EXERCISE OBJECTIVE
Copy out the line that contains "Emit a Python", the line that contains "pie_values = [43.2, 49.4, 7.4]", and every line between them, exactly, and nothing else.

:::

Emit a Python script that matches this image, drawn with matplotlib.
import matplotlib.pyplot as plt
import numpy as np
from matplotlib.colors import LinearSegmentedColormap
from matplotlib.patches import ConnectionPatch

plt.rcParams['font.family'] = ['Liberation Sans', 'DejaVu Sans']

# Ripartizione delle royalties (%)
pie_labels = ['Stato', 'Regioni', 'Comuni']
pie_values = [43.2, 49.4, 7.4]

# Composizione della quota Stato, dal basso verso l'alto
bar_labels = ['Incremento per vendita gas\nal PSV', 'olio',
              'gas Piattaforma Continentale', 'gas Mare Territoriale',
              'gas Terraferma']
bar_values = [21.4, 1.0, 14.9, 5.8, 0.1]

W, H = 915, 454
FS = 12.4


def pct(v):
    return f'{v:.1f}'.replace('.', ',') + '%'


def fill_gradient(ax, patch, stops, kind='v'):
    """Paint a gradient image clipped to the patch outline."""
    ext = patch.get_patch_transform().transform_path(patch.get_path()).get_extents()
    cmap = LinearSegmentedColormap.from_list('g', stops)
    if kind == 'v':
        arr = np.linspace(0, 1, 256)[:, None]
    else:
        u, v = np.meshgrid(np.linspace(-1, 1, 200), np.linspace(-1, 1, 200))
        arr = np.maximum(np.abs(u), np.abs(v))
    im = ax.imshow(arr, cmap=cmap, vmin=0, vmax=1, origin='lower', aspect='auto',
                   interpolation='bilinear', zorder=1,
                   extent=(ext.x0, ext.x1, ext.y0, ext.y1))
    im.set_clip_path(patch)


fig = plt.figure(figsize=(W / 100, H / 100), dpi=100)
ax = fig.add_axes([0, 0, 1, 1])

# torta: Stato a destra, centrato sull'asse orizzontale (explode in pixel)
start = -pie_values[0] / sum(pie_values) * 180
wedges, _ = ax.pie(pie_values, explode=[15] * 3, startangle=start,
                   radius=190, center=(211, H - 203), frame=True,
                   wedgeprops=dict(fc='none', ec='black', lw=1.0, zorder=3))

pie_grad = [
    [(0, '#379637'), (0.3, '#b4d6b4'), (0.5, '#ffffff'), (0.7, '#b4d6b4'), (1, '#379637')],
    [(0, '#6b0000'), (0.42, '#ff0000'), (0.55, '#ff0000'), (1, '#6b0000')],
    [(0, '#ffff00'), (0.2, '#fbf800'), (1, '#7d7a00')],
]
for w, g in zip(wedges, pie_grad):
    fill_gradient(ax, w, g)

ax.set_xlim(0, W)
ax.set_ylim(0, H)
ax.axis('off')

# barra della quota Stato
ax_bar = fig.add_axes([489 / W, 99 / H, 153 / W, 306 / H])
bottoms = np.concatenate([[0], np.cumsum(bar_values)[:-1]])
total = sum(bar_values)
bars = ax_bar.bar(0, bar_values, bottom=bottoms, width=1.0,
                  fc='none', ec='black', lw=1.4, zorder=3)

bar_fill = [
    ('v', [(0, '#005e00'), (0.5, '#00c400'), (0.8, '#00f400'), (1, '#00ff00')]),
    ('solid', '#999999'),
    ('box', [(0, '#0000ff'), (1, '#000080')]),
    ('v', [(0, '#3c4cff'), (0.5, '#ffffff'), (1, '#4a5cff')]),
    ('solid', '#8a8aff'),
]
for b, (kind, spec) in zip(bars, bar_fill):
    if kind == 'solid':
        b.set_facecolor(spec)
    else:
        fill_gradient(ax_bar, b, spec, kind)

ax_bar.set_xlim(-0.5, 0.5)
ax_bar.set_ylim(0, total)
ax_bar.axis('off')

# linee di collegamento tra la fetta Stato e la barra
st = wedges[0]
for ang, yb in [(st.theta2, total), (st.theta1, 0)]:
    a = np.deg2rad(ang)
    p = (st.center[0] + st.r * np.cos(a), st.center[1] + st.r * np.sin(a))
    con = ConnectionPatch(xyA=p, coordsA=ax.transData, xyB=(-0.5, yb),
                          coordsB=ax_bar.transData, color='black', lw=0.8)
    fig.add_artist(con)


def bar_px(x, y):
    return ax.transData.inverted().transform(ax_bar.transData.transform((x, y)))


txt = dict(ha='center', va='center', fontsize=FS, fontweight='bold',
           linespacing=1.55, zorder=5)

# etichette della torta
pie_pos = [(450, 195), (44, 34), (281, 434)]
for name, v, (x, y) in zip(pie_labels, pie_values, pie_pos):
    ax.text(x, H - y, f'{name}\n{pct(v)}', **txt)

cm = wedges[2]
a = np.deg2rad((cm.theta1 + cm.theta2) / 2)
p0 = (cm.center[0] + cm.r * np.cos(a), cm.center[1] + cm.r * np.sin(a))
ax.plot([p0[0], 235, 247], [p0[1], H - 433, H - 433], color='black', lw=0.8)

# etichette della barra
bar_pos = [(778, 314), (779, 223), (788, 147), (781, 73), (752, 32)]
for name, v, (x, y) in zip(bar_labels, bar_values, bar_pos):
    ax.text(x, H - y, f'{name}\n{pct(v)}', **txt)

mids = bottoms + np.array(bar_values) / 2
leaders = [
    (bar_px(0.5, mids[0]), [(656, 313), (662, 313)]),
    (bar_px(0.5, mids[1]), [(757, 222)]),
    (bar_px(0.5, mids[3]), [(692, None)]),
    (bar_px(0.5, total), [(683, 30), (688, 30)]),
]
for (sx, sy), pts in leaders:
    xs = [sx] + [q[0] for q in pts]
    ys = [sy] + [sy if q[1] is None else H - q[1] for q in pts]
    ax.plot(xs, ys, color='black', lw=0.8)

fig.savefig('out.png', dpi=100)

:::

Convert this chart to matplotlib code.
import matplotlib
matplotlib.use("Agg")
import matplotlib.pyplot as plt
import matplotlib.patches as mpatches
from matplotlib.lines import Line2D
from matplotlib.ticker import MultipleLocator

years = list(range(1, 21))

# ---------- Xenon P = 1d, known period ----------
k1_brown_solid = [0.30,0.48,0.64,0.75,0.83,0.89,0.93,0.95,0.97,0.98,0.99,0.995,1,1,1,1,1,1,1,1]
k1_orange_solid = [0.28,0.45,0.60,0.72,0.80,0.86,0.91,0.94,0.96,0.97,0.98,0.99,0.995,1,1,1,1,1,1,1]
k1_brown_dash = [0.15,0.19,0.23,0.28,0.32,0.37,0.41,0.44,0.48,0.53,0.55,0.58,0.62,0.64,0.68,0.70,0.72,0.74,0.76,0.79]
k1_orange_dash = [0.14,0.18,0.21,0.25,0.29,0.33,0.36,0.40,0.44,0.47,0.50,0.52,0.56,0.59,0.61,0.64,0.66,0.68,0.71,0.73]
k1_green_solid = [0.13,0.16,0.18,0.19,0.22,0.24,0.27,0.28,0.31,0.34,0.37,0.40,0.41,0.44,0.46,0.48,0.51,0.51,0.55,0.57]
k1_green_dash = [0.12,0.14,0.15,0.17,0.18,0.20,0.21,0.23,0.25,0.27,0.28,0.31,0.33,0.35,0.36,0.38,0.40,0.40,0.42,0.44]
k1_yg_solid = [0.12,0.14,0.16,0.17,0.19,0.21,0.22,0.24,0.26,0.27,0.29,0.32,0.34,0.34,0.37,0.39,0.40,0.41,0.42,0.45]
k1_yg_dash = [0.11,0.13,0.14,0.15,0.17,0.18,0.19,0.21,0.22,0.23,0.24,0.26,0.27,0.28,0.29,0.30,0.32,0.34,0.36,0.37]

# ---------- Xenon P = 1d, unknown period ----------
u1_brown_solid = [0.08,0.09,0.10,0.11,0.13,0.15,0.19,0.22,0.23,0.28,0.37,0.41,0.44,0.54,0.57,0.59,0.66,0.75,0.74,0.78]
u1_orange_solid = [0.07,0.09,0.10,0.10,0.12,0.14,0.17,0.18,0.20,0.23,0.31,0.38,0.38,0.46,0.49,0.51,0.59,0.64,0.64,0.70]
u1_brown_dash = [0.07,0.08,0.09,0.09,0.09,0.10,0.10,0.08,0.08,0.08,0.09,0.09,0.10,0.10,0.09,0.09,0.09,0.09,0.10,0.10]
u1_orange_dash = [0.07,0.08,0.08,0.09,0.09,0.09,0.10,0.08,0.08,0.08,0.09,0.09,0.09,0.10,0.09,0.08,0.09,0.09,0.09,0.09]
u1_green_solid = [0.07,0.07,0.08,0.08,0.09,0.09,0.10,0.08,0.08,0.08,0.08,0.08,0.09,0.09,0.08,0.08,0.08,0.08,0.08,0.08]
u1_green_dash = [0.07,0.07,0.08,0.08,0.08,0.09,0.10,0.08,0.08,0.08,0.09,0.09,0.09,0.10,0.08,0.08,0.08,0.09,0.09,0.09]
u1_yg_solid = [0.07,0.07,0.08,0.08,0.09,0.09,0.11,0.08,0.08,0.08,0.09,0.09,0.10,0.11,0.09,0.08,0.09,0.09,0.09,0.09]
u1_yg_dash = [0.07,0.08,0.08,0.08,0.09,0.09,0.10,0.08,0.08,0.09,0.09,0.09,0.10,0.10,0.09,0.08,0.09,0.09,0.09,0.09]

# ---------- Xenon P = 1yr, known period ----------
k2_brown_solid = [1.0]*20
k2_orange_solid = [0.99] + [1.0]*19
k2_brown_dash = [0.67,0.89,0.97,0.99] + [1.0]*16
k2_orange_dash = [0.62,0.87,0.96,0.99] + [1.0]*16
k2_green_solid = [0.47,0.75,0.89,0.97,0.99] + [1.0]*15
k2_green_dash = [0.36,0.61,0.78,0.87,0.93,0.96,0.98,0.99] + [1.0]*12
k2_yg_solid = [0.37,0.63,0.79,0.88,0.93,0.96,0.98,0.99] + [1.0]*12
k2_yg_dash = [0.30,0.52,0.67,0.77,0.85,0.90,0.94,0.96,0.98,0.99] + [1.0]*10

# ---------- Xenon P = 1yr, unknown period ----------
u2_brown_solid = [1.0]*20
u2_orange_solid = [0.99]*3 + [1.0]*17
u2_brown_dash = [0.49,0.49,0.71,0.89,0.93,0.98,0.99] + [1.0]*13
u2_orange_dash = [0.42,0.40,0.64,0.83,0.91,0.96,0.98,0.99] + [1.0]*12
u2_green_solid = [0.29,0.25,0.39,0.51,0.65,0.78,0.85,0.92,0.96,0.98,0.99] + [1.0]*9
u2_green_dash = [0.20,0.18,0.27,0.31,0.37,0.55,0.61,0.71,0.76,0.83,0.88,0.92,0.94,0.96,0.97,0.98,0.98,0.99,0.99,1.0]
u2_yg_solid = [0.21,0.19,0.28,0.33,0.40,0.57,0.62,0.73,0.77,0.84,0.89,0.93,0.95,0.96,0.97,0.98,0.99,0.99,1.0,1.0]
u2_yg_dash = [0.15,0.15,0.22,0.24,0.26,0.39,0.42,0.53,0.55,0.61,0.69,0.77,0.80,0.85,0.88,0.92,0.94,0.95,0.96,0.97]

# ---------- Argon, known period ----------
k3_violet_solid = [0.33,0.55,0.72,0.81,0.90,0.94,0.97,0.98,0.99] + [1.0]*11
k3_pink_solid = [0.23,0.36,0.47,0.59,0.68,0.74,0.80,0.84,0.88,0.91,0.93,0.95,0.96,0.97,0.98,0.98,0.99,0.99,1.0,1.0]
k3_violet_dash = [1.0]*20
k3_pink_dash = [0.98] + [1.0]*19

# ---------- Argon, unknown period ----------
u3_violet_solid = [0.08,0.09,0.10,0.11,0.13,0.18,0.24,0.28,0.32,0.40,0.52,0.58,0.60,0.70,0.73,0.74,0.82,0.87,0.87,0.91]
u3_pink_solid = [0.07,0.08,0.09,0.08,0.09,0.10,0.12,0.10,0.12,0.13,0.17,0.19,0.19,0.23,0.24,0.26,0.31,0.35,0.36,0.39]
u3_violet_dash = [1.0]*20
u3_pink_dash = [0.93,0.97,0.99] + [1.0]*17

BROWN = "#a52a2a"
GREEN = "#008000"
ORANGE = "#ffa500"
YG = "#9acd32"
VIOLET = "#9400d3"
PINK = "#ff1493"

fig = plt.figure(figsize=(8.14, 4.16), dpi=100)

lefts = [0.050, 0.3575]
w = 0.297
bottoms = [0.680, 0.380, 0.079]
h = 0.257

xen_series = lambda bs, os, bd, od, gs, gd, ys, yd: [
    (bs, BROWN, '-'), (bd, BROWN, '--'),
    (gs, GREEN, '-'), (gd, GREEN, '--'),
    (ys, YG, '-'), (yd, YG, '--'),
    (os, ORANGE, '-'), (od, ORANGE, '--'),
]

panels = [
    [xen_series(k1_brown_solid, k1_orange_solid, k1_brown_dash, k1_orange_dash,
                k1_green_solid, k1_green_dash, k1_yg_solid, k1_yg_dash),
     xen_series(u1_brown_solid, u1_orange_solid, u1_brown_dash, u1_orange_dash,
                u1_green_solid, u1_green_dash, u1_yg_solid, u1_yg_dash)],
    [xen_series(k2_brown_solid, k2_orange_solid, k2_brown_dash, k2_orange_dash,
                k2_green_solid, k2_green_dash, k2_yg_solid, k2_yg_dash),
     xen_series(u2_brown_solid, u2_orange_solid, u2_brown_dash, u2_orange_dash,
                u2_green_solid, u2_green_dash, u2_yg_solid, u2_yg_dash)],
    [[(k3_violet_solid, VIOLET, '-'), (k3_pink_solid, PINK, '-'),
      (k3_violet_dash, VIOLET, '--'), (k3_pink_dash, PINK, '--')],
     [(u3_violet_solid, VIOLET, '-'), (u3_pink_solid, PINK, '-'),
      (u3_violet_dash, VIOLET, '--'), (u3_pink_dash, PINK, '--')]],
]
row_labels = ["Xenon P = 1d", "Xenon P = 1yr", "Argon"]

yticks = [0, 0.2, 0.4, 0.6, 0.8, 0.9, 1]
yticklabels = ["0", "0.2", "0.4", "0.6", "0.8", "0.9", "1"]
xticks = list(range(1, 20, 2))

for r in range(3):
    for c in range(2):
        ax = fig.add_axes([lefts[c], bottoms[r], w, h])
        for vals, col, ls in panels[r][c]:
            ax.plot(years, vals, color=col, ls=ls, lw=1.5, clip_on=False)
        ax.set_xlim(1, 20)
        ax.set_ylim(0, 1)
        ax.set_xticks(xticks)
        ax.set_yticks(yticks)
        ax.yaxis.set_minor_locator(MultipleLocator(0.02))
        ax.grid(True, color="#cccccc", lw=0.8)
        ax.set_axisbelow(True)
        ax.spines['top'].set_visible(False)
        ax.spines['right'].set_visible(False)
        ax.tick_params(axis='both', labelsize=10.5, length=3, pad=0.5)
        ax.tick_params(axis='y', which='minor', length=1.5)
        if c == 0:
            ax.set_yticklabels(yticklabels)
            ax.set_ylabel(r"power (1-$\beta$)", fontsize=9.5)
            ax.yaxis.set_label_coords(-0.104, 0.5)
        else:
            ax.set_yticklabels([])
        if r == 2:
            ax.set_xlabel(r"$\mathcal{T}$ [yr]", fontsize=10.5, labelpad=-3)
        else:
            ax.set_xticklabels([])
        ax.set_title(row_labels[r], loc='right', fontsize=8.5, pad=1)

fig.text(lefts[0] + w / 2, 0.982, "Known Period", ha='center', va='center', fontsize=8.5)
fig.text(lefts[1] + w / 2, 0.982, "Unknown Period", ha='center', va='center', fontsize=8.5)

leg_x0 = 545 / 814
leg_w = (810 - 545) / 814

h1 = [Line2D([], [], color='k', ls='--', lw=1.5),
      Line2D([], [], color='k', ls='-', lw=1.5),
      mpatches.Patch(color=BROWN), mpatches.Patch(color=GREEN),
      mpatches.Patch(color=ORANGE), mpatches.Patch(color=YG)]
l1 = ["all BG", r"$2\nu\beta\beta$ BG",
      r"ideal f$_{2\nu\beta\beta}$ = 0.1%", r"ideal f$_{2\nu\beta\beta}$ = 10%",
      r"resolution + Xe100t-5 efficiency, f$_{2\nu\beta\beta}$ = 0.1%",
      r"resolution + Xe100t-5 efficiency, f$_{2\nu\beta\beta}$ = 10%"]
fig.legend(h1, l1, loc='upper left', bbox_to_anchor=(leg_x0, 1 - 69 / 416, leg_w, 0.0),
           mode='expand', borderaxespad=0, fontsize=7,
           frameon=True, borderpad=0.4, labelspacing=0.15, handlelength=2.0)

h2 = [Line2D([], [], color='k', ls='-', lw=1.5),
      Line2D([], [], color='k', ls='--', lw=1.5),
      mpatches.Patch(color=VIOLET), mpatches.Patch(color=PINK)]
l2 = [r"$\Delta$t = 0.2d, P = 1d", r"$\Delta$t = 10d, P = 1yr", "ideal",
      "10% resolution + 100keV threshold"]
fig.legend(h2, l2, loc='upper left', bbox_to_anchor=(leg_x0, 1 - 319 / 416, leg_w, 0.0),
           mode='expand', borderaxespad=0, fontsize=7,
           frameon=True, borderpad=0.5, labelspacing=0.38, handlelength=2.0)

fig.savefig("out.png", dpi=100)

:::

RESPONSE
Emit a Python script that matches this image, drawn with matplotlib.
import matplotlib.pyplot as plt
import numpy as np
from matplotlib.colors import LinearSegmentedColormap
from matplotlib.patches import ConnectionPatch

plt.rcParams['font.family'] = ['Liberation Sans', 'DejaVu Sans']

# Ripartizione delle royalties (%)
pie_labels = ['Stato', 'Regioni', 'Comuni']
pie_values = [43.2, 49.4, 7.4]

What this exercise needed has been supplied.